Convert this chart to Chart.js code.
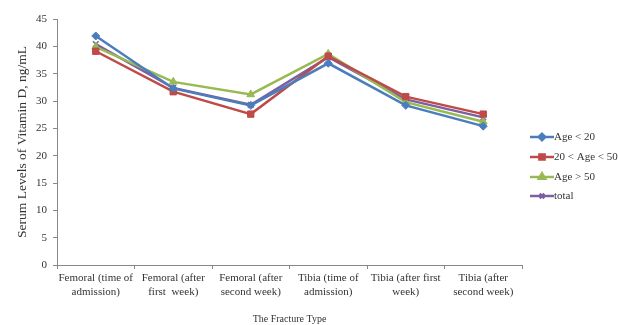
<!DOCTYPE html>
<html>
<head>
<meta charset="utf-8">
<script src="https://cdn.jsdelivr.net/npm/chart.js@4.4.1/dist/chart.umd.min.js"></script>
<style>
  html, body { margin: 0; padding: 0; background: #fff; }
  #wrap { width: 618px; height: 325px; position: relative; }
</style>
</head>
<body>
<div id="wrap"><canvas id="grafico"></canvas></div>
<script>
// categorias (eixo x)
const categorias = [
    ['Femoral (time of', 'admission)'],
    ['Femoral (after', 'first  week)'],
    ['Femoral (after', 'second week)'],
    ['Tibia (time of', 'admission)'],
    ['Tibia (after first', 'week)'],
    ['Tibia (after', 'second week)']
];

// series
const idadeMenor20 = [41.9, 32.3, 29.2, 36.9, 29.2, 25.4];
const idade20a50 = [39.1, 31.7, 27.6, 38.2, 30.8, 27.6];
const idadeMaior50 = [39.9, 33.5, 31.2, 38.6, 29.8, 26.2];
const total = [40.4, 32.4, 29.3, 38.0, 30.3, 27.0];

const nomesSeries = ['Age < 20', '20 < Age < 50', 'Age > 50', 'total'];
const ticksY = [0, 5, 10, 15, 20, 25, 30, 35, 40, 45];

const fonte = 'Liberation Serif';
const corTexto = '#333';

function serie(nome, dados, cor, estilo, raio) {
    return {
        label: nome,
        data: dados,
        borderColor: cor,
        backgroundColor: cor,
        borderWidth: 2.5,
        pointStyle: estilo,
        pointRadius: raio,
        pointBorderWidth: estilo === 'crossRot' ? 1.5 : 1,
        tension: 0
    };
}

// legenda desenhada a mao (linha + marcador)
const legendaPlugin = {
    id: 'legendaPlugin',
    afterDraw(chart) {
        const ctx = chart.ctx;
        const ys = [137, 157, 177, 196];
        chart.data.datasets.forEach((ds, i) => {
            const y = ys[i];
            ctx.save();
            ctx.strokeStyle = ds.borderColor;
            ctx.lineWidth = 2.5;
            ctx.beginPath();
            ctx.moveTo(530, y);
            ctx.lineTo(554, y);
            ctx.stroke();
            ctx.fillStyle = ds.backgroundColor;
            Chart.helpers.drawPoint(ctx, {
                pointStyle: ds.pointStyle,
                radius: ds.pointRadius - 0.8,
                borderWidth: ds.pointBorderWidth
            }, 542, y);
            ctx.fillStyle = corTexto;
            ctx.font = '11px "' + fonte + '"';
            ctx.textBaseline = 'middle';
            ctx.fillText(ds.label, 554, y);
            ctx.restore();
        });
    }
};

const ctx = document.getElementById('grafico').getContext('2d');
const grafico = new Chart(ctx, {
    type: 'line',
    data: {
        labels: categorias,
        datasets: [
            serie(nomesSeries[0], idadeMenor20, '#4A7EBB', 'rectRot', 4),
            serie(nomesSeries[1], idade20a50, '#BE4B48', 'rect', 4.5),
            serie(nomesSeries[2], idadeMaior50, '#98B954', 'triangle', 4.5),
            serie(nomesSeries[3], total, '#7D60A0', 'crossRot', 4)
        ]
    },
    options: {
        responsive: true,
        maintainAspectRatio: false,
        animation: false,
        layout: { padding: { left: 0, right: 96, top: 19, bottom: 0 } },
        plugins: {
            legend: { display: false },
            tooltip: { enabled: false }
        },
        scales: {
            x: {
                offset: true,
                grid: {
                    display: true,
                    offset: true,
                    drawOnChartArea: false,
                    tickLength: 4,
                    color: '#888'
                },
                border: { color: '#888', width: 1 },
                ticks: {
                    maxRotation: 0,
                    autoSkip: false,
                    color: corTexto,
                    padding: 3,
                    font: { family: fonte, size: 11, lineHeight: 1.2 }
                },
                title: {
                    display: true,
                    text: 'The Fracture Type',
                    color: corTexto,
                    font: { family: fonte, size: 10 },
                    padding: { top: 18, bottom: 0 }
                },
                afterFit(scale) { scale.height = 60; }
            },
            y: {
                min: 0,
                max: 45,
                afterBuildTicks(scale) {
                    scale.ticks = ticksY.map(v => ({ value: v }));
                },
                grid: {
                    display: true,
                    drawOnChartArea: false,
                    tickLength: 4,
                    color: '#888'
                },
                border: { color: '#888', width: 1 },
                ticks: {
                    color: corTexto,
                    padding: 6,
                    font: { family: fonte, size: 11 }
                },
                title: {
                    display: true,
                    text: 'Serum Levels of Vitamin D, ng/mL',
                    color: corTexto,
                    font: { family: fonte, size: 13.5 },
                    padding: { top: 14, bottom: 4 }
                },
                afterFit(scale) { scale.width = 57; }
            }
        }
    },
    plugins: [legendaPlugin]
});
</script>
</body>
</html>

* * *

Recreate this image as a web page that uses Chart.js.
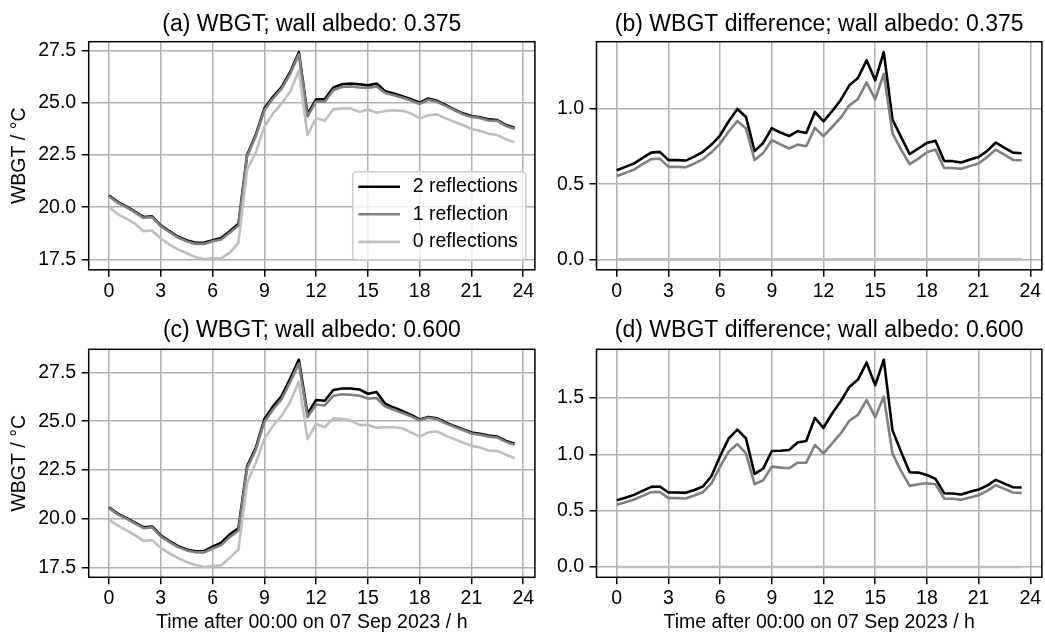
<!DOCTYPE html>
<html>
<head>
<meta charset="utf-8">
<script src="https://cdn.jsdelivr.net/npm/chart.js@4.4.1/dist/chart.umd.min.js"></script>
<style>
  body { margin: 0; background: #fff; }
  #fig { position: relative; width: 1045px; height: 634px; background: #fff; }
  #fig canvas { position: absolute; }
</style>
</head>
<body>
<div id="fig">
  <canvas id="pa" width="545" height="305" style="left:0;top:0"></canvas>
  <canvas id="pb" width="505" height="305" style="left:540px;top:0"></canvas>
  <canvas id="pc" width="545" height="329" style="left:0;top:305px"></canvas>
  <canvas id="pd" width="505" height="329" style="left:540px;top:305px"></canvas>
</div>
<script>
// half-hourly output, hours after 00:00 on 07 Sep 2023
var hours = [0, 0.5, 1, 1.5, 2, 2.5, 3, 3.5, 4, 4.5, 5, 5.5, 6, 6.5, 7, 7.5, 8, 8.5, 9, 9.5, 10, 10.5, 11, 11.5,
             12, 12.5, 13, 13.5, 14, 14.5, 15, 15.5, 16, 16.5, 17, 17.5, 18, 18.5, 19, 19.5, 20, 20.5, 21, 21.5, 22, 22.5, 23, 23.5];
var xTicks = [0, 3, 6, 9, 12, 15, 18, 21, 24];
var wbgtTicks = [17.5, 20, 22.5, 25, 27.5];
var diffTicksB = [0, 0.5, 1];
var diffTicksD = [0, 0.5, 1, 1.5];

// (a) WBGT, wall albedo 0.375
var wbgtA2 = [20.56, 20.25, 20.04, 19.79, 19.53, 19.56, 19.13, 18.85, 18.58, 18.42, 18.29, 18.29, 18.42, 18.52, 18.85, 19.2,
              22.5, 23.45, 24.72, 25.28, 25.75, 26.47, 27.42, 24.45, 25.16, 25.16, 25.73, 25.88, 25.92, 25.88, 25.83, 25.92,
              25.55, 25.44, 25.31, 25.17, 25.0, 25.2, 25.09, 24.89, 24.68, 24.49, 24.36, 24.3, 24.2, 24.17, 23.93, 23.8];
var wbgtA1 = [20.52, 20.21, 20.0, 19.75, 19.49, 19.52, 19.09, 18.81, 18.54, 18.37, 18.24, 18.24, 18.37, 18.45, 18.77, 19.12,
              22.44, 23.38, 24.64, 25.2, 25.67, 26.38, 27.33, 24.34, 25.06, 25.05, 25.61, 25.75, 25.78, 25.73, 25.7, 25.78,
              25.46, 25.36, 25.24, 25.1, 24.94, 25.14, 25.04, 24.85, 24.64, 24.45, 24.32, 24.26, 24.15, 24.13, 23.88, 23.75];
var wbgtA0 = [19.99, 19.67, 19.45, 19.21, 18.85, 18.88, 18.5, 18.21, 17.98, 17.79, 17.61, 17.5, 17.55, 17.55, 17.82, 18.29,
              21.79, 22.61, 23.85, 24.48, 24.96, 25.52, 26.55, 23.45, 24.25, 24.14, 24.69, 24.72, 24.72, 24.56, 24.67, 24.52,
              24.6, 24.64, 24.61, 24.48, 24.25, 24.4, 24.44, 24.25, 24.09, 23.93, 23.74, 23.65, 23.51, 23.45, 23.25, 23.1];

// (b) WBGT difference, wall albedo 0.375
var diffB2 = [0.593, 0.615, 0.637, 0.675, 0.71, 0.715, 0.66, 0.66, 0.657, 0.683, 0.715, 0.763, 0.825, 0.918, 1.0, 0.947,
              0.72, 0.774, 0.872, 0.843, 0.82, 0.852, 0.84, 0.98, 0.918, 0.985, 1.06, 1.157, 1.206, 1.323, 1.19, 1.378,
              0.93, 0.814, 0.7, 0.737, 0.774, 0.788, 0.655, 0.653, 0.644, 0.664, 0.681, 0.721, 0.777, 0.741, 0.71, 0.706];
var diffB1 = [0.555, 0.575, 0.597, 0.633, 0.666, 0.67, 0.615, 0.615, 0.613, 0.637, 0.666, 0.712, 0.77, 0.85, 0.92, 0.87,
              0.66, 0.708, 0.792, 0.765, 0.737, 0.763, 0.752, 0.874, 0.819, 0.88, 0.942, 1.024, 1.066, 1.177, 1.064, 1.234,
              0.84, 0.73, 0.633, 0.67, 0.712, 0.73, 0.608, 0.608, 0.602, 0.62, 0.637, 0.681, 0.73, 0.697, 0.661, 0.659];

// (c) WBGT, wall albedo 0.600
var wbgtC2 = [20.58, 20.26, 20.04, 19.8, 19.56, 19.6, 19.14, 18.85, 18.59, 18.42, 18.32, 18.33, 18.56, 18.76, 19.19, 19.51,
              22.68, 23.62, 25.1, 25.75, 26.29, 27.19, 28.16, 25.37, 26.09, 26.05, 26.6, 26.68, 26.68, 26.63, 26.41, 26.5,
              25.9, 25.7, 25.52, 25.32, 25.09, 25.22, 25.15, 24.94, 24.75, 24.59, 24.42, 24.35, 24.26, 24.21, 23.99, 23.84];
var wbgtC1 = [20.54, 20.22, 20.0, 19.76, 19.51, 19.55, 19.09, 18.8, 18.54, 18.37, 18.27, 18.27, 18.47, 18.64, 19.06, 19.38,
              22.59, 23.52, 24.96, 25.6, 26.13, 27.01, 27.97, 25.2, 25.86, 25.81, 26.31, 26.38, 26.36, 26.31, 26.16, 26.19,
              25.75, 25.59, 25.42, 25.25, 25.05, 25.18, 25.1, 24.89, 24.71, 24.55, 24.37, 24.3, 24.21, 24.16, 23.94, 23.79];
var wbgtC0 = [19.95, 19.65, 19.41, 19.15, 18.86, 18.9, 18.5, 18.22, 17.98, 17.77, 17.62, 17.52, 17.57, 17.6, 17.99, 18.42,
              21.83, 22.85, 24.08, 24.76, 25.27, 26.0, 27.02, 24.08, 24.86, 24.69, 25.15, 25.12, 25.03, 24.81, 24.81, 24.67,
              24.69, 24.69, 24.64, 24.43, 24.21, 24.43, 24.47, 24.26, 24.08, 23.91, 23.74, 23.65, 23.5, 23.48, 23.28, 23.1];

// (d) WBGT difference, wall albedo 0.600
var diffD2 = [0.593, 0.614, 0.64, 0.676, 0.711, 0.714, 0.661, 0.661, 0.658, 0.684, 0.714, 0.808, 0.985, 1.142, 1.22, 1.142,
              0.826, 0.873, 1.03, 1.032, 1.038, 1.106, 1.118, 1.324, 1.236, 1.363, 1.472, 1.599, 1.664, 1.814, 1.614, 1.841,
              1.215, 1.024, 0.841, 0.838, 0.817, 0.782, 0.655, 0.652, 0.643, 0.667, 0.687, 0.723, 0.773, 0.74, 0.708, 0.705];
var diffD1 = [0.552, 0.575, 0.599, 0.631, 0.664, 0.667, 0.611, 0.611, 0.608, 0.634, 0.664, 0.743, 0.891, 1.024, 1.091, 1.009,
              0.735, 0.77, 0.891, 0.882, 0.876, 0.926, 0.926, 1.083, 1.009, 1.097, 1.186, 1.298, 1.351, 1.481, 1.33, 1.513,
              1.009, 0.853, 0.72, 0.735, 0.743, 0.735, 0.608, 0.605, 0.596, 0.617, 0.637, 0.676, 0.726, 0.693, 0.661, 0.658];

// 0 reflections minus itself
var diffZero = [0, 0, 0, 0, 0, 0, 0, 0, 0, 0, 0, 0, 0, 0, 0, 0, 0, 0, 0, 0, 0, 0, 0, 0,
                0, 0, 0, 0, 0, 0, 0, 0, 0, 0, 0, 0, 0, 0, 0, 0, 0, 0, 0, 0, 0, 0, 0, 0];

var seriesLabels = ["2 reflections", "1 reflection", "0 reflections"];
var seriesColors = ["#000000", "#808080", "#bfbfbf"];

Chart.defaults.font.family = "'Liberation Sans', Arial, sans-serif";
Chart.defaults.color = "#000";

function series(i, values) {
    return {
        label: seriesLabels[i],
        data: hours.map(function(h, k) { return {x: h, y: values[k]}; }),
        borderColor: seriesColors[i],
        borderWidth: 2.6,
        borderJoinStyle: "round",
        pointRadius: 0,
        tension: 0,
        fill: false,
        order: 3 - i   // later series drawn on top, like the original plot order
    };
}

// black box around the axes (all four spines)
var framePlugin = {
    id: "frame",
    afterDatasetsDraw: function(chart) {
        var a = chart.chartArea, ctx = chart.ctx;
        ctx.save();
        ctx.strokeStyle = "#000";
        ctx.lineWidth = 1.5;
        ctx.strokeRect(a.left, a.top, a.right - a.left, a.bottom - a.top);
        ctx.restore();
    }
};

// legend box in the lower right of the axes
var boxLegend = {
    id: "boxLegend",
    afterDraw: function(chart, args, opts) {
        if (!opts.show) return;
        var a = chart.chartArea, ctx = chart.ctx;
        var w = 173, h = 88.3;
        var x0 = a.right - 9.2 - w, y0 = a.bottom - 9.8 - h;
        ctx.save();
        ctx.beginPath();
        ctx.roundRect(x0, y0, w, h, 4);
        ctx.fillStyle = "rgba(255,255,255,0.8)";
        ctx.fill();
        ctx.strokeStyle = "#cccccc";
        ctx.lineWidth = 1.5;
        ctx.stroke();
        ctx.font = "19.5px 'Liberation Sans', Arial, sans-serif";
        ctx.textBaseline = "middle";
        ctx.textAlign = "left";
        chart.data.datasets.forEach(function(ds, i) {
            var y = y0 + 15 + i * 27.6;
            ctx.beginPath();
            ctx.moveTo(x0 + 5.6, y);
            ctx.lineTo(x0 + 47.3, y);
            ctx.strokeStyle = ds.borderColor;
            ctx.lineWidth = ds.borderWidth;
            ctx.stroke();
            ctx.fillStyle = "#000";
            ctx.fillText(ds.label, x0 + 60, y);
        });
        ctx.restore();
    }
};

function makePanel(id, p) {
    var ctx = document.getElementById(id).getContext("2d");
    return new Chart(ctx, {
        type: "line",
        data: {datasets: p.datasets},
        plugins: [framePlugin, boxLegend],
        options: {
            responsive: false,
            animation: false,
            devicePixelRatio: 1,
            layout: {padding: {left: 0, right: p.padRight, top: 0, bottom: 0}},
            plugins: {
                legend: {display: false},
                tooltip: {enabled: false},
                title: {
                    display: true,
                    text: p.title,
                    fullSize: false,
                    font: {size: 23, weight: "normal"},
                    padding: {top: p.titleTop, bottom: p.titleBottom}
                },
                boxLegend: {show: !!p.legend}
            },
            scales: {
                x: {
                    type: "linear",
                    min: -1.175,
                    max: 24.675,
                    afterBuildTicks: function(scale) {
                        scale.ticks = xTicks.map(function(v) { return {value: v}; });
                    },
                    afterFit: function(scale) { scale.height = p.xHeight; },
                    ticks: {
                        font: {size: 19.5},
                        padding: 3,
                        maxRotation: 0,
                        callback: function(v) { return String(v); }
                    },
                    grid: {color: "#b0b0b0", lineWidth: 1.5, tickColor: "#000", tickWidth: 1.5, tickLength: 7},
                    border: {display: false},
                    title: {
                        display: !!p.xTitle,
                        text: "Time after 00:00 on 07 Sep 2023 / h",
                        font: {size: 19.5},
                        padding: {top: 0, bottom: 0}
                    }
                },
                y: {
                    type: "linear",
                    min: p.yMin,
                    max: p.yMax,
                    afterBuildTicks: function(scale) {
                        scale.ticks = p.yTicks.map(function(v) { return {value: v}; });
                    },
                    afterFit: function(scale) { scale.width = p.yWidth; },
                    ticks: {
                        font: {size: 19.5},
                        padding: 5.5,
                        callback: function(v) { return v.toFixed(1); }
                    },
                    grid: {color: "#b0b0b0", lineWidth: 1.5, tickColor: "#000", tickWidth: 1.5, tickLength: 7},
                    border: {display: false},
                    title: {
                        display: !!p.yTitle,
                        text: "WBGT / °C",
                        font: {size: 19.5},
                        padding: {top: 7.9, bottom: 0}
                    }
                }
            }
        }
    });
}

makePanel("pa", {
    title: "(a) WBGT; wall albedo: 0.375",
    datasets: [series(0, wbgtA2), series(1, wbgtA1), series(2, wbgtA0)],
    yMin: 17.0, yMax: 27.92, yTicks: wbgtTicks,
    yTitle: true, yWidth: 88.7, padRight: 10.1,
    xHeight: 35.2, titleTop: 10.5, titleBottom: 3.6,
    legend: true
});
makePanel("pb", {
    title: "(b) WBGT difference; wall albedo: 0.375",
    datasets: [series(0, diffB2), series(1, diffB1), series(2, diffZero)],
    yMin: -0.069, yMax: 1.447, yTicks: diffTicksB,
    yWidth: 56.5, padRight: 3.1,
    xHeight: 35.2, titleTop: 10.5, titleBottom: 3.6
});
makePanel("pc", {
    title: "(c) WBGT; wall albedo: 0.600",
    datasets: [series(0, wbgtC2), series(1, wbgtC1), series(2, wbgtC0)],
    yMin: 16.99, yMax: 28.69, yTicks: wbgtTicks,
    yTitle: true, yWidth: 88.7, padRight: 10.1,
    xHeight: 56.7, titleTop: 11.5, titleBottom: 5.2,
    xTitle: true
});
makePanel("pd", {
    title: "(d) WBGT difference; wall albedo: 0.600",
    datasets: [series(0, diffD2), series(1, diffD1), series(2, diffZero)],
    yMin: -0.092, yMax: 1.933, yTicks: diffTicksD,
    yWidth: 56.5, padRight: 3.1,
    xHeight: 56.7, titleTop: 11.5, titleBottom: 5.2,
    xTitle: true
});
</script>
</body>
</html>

* **Set exercise**
Nothing but the lines from the one with "Convert this chart to Chart.js code." down to the one with "const total = [40.4, 32.4, 29.3, 38.0, 30.3, 27.0];" should be printed, both of them included. Leave out the pictures.

* **Answer to this problem**
Convert this chart to Chart.js code.
<!DOCTYPE html>
<html>
<head>
<meta charset="utf-8">
<script src="https://cdn.jsdelivr.net/npm/chart.js@4.4.1/dist/chart.umd.min.js"></script>
<style>
  html, body { margin: 0; padding: 0; background: #fff; }
  #wrap { width: 618px; height: 325px; position: relative; }
</style>
</head>
<body>
<div id="wrap"><canvas id="grafico"></canvas></div>
<script>
// categorias (eixo x)
const categorias = [
    ['Femoral (time of', 'admission)'],
    ['Femoral (after', 'first  week)'],
    ['Femoral (after', 'second week)'],
    ['Tibia (time of', 'admission)'],
    ['Tibia (after first', 'week)'],
    ['Tibia (after', 'second week)']
];

// series
const idadeMenor20 = [41.9, 32.3, 29.2, 36.9, 29.2, 25.4];
const idade20a50 = [39.1, 31.7, 27.6, 38.2, 30.8, 27.6];
const idadeMaior50 = [39.9, 33.5, 31.2, 38.6, 29.8, 26.2];
const total = [40.4, 32.4, 29.3, 38.0, 30.3, 27.0];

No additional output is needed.